3^rd International Conference on High Energy Physics

December 11-12, 2017 | Rome, Italy

Sergey Mikhailovich Afonin

National Research University of Electronic Technology MIET, Russia

Posters & Accepted Abstracts: J Astrophys Aerospace Technol

Abstract :

Piezoactuator nanodisplacement is used in the majority of nanomanipulators for nanotechnology, nanobiology, power engineering, microelectronics, astronomy for large compound telescopes, antennas satellite telescopes and adaptive optics equipmen and for scanning tunneling microscopes (STMs), scanning force microscopes (SFMs), and atomic force microscopes (AFMs). Piezoactuator - piezomechanical device (piezoplate) intended for actuation of mechanisms, systems or management based on the piezoelectric effect, converts electrical signals into mechanical movement or force. The investigations of static and dynamic characteristics of a piezoactuator of nano- and micrometric movements as the control object are necessary for calculation of piezodrive mechatronics systems. By solving the wave equation using the Laplace transform with allowance for the corresponding equations of the piezoeffect, the boundary conditions on loaded working surfaces of the piezoactuator, the strains along the coordinate axes, it is possible to construct the structural parametric model of the piezoactuator. The transfer functions and the parametric structure scheme for the piezoactuator of the longitudinal, transverse, shift piezoeffects are obtained from the set of equations describing the corresponding structural-parametric model of the piezoactuator. Structuralparametric model, decision wave equation and transfer functions of the piezoactuator are obtained using kinematics of deformable bodies. Effects of geometric and physical parameters of the piezoactuator and external load on its dynamic characteristics are determined. For calculation of mechatronics systems for nanometric movements with the piezoactuator the parametric structural schematic diagrams and the transfer functions of the piezoactuator are obtained. Static and dynamic characteristics of the piezoactuator are determined. The generalized structural-parametric model of the piezoactuator provides the determination of its transfer functions and use automatic control theory for finding static and dynamic characteristics of the piezoactuator nanodisplacement.

Biography :

Sergey Mikhailovich Afonin (PhD) is an Associate Professor in Department of Intellectual Technical Systems of National Research University of Electronic Technology (Moscow Institute of Electronic Technology MIET).
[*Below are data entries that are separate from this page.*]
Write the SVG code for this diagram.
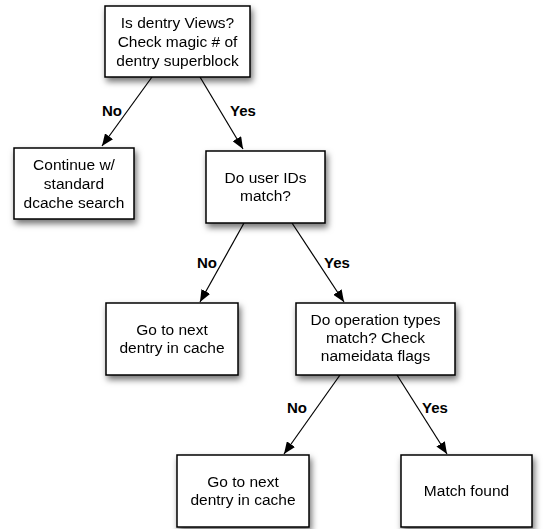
<svg xmlns="http://www.w3.org/2000/svg" width="547" height="529" viewBox="0 0 547 529">
  <style>
    .box { fill: #ffffff; stroke: #000000; stroke-width: 1.5; }
    .node { filter: url(#shadow); }
    .txt { font-family: "Liberation Sans", Arial, Helvetica, sans-serif; font-size: 15.5px; fill: #000000; text-anchor: middle; }
    .lbl { font-family: "Liberation Sans", Arial, Helvetica, sans-serif; font-size: 15px; font-weight: bold; fill: #000000; text-anchor: middle; }
    .edge { stroke: #000000; stroke-width: 1.2; fill: none; marker-end: url(#arrow); }
  </style>
  <defs>
    <filter id="shadow" x="-20%" y="-20%" width="140%" height="150%">
      <feDropShadow dx="2" dy="4" stdDeviation="3" flood-color="#000000" flood-opacity="0.55"/>
    </filter>
    <marker id="arrow" viewBox="0 0 12 10" refX="12" refY="5" markerWidth="12" markerHeight="10" markerUnits="userSpaceOnUse" orient="auto">
      <path d="M0,0 L12,5 L0,10 Z" fill="#000000"/>
    </marker>
  </defs>

  <rect width="547" height="529" fill="#ffffff"/>

  <!-- connectors -->
  <g id="connectors">
    <line class="edge" x1="152" y1="77" x2="102" y2="146"/>
    <line class="edge" x1="200" y1="77" x2="243" y2="149"/>
    <line class="edge" x1="244" y1="223" x2="200" y2="302"/>
    <line class="edge" x1="292" y1="223" x2="344" y2="302"/>
    <line class="edge" x1="340" y1="375" x2="284" y2="454"/>
    <line class="edge" x1="397" y1="375" x2="447" y2="454"/>
    <text class="lbl" x="112" y="116">No</text>
    <text class="lbl" x="243" y="116">Yes</text>
    <text class="lbl" x="207" y="268">No</text>
    <text class="lbl" x="337" y="268">Yes</text>
    <text class="lbl" x="297" y="413">No</text>
    <text class="lbl" x="435" y="413">Yes</text>
  </g>

  <!-- nodes -->
  <g id="dentry-check" class="node">
    <rect class="box" x="105" y="6" width="145" height="71"/>
    <text class="txt" x="177.5" y="28">Is dentry Views?</text>
    <text class="txt" x="177.5" y="47">Check magic # of</text>
    <text class="txt" x="177.5" y="65.5">dentry superblock</text>
  </g>

  <g id="standard-search" class="node">
    <rect class="box" x="14" y="148" width="120" height="71"/>
    <text class="txt" x="74" y="170">Continue w/</text>
    <text class="txt" x="74" y="189">standard</text>
    <text class="txt" x="74" y="207.5">dcache search</text>
  </g>

  <g id="user-ids" class="node">
    <rect class="box" x="206" y="151" width="119" height="72"/>
    <text class="txt" x="265.5" y="182.5">Do user IDs</text>
    <text class="txt" x="265.5" y="201">match?</text>
  </g>

  <g id="next-dentry-1" class="node">
    <rect class="box" x="106" y="303" width="132" height="72"/>
    <text class="txt" x="172" y="334.5">Go to next</text>
    <text class="txt" x="172" y="352.5">dentry in cache</text>
  </g>

  <g id="operation-types" class="node">
    <rect class="box" x="296" y="303" width="159" height="72"/>
    <text class="txt" x="375.5" y="324.5">Do operation types</text>
    <text class="txt" x="375.5" y="343">match? Check</text>
    <text class="txt" x="375.5" y="361">nameidata flags</text>
  </g>

  <g id="next-dentry-2" class="node">
    <rect class="box" x="177" y="455" width="132" height="72"/>
    <text class="txt" x="243" y="487">Go to next</text>
    <text class="txt" x="243" y="505">dentry in cache</text>
  </g>

  <g id="match-found" class="node">
    <rect class="box" x="401" y="455" width="131" height="72"/>
    <text class="txt" x="466.5" y="496">Match found</text>
  </g>
</svg>
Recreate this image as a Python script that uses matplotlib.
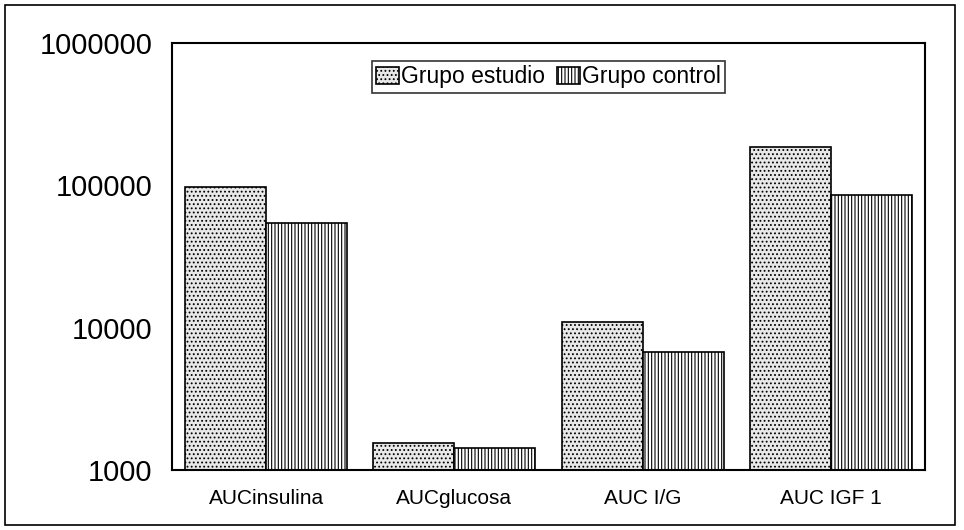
import matplotlib.pyplot as plt
import numpy as np
from matplotlib.patches import Rectangle

plt.rcParams['font.family'] = ['Liberation Sans', 'DejaVu Sans']
plt.rcParams['hatch.linewidth'] = 0.8

categories = ["AUCinsulina", "AUCglucosa", "AUC I/G", "AUC IGF 1"]
estudio = [98000, 1550, 11000, 186000]
control = [54500, 1430, 6800, 86000]

fig = plt.figure(figsize=(9.64, 5.30), dpi=100)
ax = fig.add_axes([172/964, 1 - 470/530, (925-172)/964, (470-43)/530])

x = np.arange(len(categories))
w = 0.43
ax.bar(x - w/2, estudio, w, color="#e8e8e8", edgecolor="black", hatch="....",
       linewidth=1.2, label="Grupo estudio")
ax.bar(x + w/2, control, w, color="white", edgecolor="black", hatch="|||||",
       linewidth=1.2, label="Grupo control")

ax.set_yscale("log")
ax.set_ylim(1000, 1000000)
ax.set_xlim(-0.5, 3.5)
ax.set_yticks([1000, 10000, 100000, 1000000])
ax.set_yticklabels(["1000", "10000", "100000", "1000000"], fontsize=21)
ax.minorticks_off()
ax.set_xticks(x)
ax.set_xticklabels(categories, fontsize=15)
ax.tick_params(axis="x", length=0, pad=14)
ax.tick_params(axis="y", length=0, pad=14)
for s in ax.spines.values():
    s.set_linewidth(1.5)

leg = ax.legend(loc="upper center", ncol=2, fontsize=16.5, frameon=True,
                fancybox=False, edgecolor="black", handlelength=1.0,
                handleheight=0.8, handletextpad=0.1, columnspacing=0.5,
                borderpad=0.2, bbox_to_anchor=(0.5, 0.985))
leg.get_frame().set_linewidth(1.2)

fig.patches.append(Rectangle((5/964, 5/530), 950/964, 520/530, transform=fig.transFigure,
                             fill=False, edgecolor="black", linewidth=1.2))

fig.savefig("out.png", dpi=100)
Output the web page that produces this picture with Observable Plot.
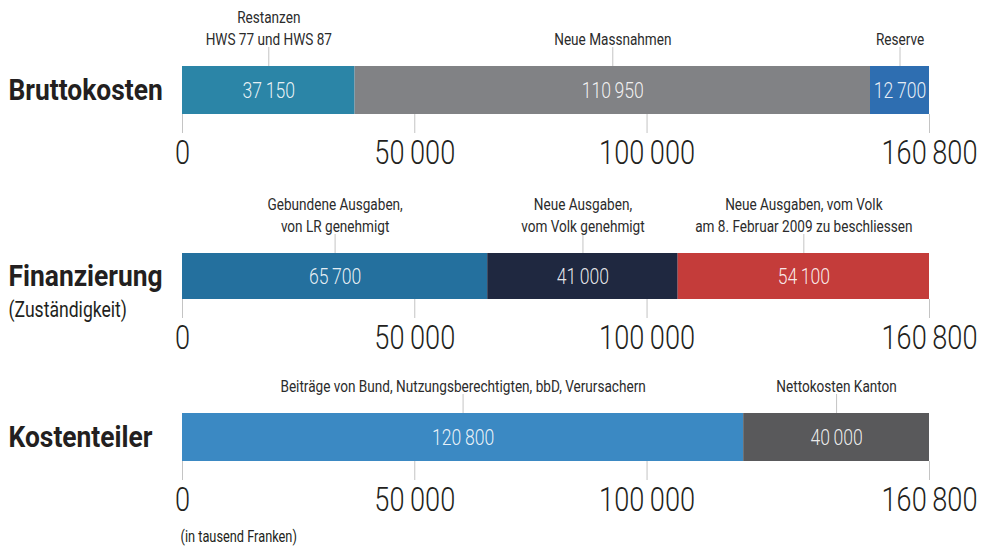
<!DOCTYPE html>
<html>
<head>
<meta charset="utf-8">
<script src="https://cdn.jsdelivr.net/npm/d3@7"></script>
<script src="https://cdn.jsdelivr.net/npm/@observablehq/plot@0.6"></script>
<style>
  html, body { margin: 0; padding: 0; background: #fff; }
  #chart { width: 992px; }
  #chart svg { display: block; }
</style>
</head>
<body>
<div id="chart"></div>
<script>
// ---- Data ----
const titles = ["Bruttokosten", "Finanzierung", "Kostenteiler"];
const subtitles = ["", "(Zuständigkeit)", ""];

const bruttoLabels = ["Restanzen\nHWS 77 und HWS 87", "Neue Massnahmen", "Reserve"];
const bruttoValues = [37150, 110950, 12700];

const finanzLabels = ["Gebundene Ausgaben,\nvon LR genehmigt", "Neue Ausgaben,\nvom Volk genehmigt", "Neue Ausgaben, vom Volk\nam 8. Februar 2009 zu beschliessen"];
const finanzValues = [65700, 41000, 54100];

const kostenLabels = ["Beiträge von Bund, Nutzungsberechtigten, bbD, Verursachern", "Nettokosten Kanton"];
const kostenValues = [120800, 40000];

const tickValues = [0, 50000, 100000, 160800];
const caption = "(in tausend Franken)";

// ---- Styles ----
const FONT = "Roboto, 'DejaVu Sans Condensed', sans-serif";
const CONDENSE = 0.8;       // horizontal squeeze to mimic a condensed typeface
const CONDENSE_TITLE = 0.88;
const palettes = [
  ["#2b85a7", "#818285", "#2e6eb1"],
  ["#24709e", "#1f2840", "#c43c3a"],
  ["#3b89c3", "#59595b"]
];
const fmt = d3.formatLocale({decimal: ".", thousands: "\u2009", grouping: [3], currency: ["", ""]}).format(",d");
const titleSet = new Set(titles);

function chart(i, labels, values, layout) {
  const data = labels.map((label, k) => ({label, value: values[k]}));
  const barH = layout.height - layout.marginTop - layout.marginBottom;
  const marks = [
    Plot.barX(data, Plot.stackX({x: "value", fill: "label"})),
    Plot.ruleX(data, Plot.stackX({x: "value", stroke: "#c4c4c4", strokeWidth: 1, insetTop: -19, insetBottom: barH})),
    Plot.text(data, Plot.stackX({x: "value", text: "label", frameAnchor: "top", lineAnchor: "bottom", dy: -22, fontSize: 17, lineHeight: 1.25, fill: "#2b2b2b"})),
    Plot.text(data, Plot.stackX({x: "value", text: d => fmt(d.value), fill: "white", fillOpacity: 0.9, fontSize: 22, fontWeight: 300})),
    Plot.axisX({ticks: tickValues, tickSize: 19, tickPadding: 6, tickFormat: fmt, fontSize: 34, fontWeight: 300, stroke: "#c4c4c4", fill: "#231f20", label: null}),
    Plot.text([titles[i]], {frameAnchor: "left", dx: -174, textAnchor: "start", fontWeight: "bold", fontSize: 30, fill: "#231f20"})
  ];
  if (subtitles[i]) {
    marks.push(Plot.text([subtitles[i]], {frameAnchor: "left", dx: -174, dy: 33, textAnchor: "start", fontSize: 22, fill: "#231f20"}));
  }
  if (layout.caption) {
    marks.push(Plot.text([layout.caption], {frameAnchor: "bottom-left", dx: -2, dy: 80, textAnchor: "start", fontSize: 16, fill: "#231f20"}));
  }
  const svg = Plot.plot({
    width: 992,
    height: layout.height,
    marginLeft: 182,
    marginRight: 63,
    marginTop: layout.marginTop,
    marginBottom: layout.marginBottom,
    x: {domain: [0, d3.sum(values)], axis: null},
    color: {domain: labels, range: palettes[i]},
    style: {fontFamily: FONT, background: "white", color: "#231f20", overflow: "visible"},
    marks
  });
  d3.select(svg).selectAll("text").each(function() {
    const t = this.getAttribute("transform") || "";
    const x = +this.getAttribute("x") || 0;
    const s = titleSet.has(this.textContent) ? CONDENSE_TITLE : CONDENSE;
    this.setAttribute("transform", `${t} translate(${x},0) scale(${s},1) translate(${-x},0)`);
  });
  return svg;
}

const el = document.getElementById("chart");
el.append(chart(0, bruttoLabels, bruttoValues, {height: 180, marginTop: 66, marginBottom: 66}));
el.append(chart(1, finanzLabels, finanzValues, {height: 180, marginTop: 73, marginBottom: 61}));
el.append(chart(2, kostenLabels, kostenValues, {height: 190, marginTop: 53, marginBottom: 89, caption}));
</script>
</body>
</html>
He is a graduate of the National Research University of Electronic Technology MIET, Engineer in Electronic Technology, 1976. He completed his PhD in Electronic Technology Engineering and Control Systems in MIET during 1982. He received Academic title of Senior Researcher in MIET 1991; Aspirant MIET 1976–79; Junior Researcher MIET 1979–82; Senior Researcher MIET 1983–93; Associate Professor at MIET since 1993 to present time. He has contributed more than 200 scientific papers to professional publication and 16 inventions. He was the Recipient Silver medal VDNKH Russia and two Bronze medals VDNKH Russia.